Thursday Dec. 9. 1880. Began a picture of a snow effect I saw on my way home from Whittredges, on an old canvas. I got a very good tone but the canvas is so rough I shall have to scrape it. Mr. Pratt came down from the Museum and wanted to cata-logue the rest of Giffords sketches. He had had a letter from poor Weir telling him he could not come down so I went and asked Whittredge to assist me in selecting them. We brought the portfolio down to my room and selected about 140 to put into the sale. I have a most discouraged feeling all the time, but I keep at work but there is a kind of a hopeless look ahead and I seem drifting toward disaster. No one comes near the building to buy our work or even look at it and how I am to pay the already great demands upon me it is impossible to tell.    I should feel better if I were selling my work. This constant state of trouble about one many affairs must at last wear men out. A letter from Sara.

Friday 10. Repainted my snow picture. I dont think it is as good as it was at first and I question whether it is worth painting. No one will care for it. I wish I liked more brilliant and more cheerful things. So few people care for my sober pictures. Mr Pratt came down again this afternoon and finished  his list of Giffords sketches. I am going home tomorrow to which I look forward with much pleasure. It would be still pleasanter if I could take some money up with me or some encouraging report. Wet up to the Coleman House on my way to dinner to see Oscar Sawyer to ask him to go up home with me. He was not in but I left a card asking him to go and to meet me at the 11 o'clock train. 
Saturday 11. Went home by 11 oclock train. It was bitterly cold but the ferry boat was running and I had no delay. Fred Norton was on the train. Sara and I went down to John McEntee's in the evening to return to "Leaves of Grass" I borrowed for Stedman.
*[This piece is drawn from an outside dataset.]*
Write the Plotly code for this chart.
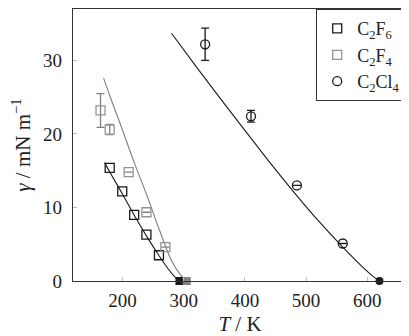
import plotly.graph_objects as go

# measured points
T_c2f6 = [179, 199.5, 219, 239, 259.5]
g_c2f6 = [15.4, 12.2, 9.0, 6.3, 3.5]

T_c2f4 = [164, 179, 210, 239, 270]
g_c2f4 = [23.2, 20.6, 14.8, 9.35, 4.6]
e_c2f4 = [2.3, 0.7, 0, 0, 0]

T_c2cl4 = [335, 410, 485, 560]
g_c2cl4 = [32.2, 22.4, 13.0, 5.1]
e_c2cl4 = [2.2, 0.8, 0, 0]

# critical points
Tc = [293, 305, 620]

# fitted curves
Tfit_c2f6 = [170.6, 180, 200, 220, 240, 260, 275, 285, 293]
gfit_c2f6 = [16.1, 14.7, 11.8, 8.8, 6.0, 3.4, 1.6, 0.6, 0]

Tfit_c2f4 = [169, 180, 200, 220, 240, 260, 280, 295, 305]
gfit_c2f4 = [27.6, 25.0, 20.5, 15.9, 11.6, 7.0, 2.8, 0.8, 0]

Tfit_c2cl4 = [280, 320, 360, 400, 440, 480, 520, 560, 590, 610, 620]
gfit_c2cl4 = [33.7, 29.2, 24.8, 20.5, 16.2, 12.1, 8.2, 4.6, 2.1, 0.6, 0]

BLACK = "#1a1a1a"
GRAY = "#808080"
LGRAY = "#939393"
FONT = "'Liberation Serif', 'Times New Roman', serif"

fig = go.Figure()

# fit lines
for xs, ys, col in [(Tfit_c2f6, gfit_c2f6, BLACK),
                    (Tfit_c2f4, gfit_c2f4, GRAY),
                    (Tfit_c2cl4, gfit_c2cl4, BLACK)]:
    fig.add_trace(go.Scatter(x=xs, y=ys, mode="lines", showlegend=False,
                             line=dict(color=col, width=1.1, shape="spline")))

fig.add_trace(go.Scatter(
    x=T_c2f6, y=g_c2f6, mode="markers", name="C<sub>2</sub>F<sub>6</sub>",
    marker=dict(symbol="square-open", size=9, color=BLACK, line=dict(width=1.3))))
fig.add_trace(go.Scatter(
    x=T_c2f4, y=g_c2f4, mode="markers", name="C<sub>2</sub>F<sub>4</sub>",
    error_y=dict(type="data", array=e_c2f4, color=GRAY, thickness=1.3, width=4),
    marker=dict(symbol="square-open", size=9, color=LGRAY, line=dict(width=1.3))))
fig.add_trace(go.Scatter(
    x=T_c2cl4, y=g_c2cl4, mode="markers", name="C<sub>2</sub>Cl<sub>4</sub>",
    error_y=dict(type="data", array=e_c2cl4, color=BLACK, thickness=1.3, width=4),
    marker=dict(symbol="circle-open", size=9, color=BLACK, line=dict(width=1.3))))

# filled critical points
fig.add_trace(go.Scatter(
    x=Tc, y=[0, 0, 0], mode="markers", showlegend=False, cliponaxis=False,
    marker=dict(symbol=["square", "square", "circle"], size=8,
                color=[BLACK, GRAY, BLACK])))

axis = dict(showgrid=False, zeroline=False, showline=True, linecolor="#333",
            linewidth=1.2, mirror=True, ticks="inside", ticklen=4,
            tickcolor="#c0c0c0", tickfont=dict(size=19, color="#222"),
            automargin=False)

fig.update_xaxes(axis, range=[119, 665], tickvals=[200, 300, 400, 500, 600],
                 ticklabelstandoff=2,
                 title=dict(text="<i>T</i> / K", font=dict(size=21), standoff=7))
fig.update_yaxes(axis, range=[0, 37.0], tickvals=[0, 10, 20, 30],
                 ticklabelstandoff=6,
                 title=dict(text="<i>γ</i> / mN m<sup>−1</sup>", font=dict(size=21),
                            standoff=19))

# page body adds an 8px offset, so the figure is 8px smaller than the window
fig.update_layout(
    width=401, height=328,
    margin=dict(l=65, r=2, t=1, b=55),
    paper_bgcolor="white", plot_bgcolor="white",
    font=dict(family=FONT, size=19, color="#222"),
    legend=dict(x=0.997, y=1.0, xanchor="right", yanchor="top",
                bordercolor="#333", borderwidth=1.2, bgcolor="white",
                font=dict(size=18), itemwidth=30, tracegroupgap=0),
)

fig.write_html("out.html")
Sunday 12. Not so cold as yesterday. There is sleighing here and people went to church in a sleigh. The landscape looks wintry and pleasant. Just snow enough to be picturesque. I went over to the cemetery after breakfast and as I stood beside that snowy mound which hid all that made life desirable to me an awful sense of sorry and loneliness came over me and I could not help wishing I too were at rest there. I came home and wrote a long letter to Gussie, a lone one to Booth and in the evening one to Weir. There is a great feeling of anxiety at home with which I could not help being troubled, but we are all well and it seems to me it would take but little to take us measurably happy. My father and mother seem so well and active that this alone is a great blessing. I wish I could lighten their anxieties and keep hoping I may. 
Monday 13. Came to N.Y. in the noon train. It snowed a little this morning but it was thawing when I came away. I would have been glad to stay there. It seemed peaceful there and I seem nearer dear Gertrude there than any where else. My heart is anchored there out of all this troubled world. Attended a council meeting this evening.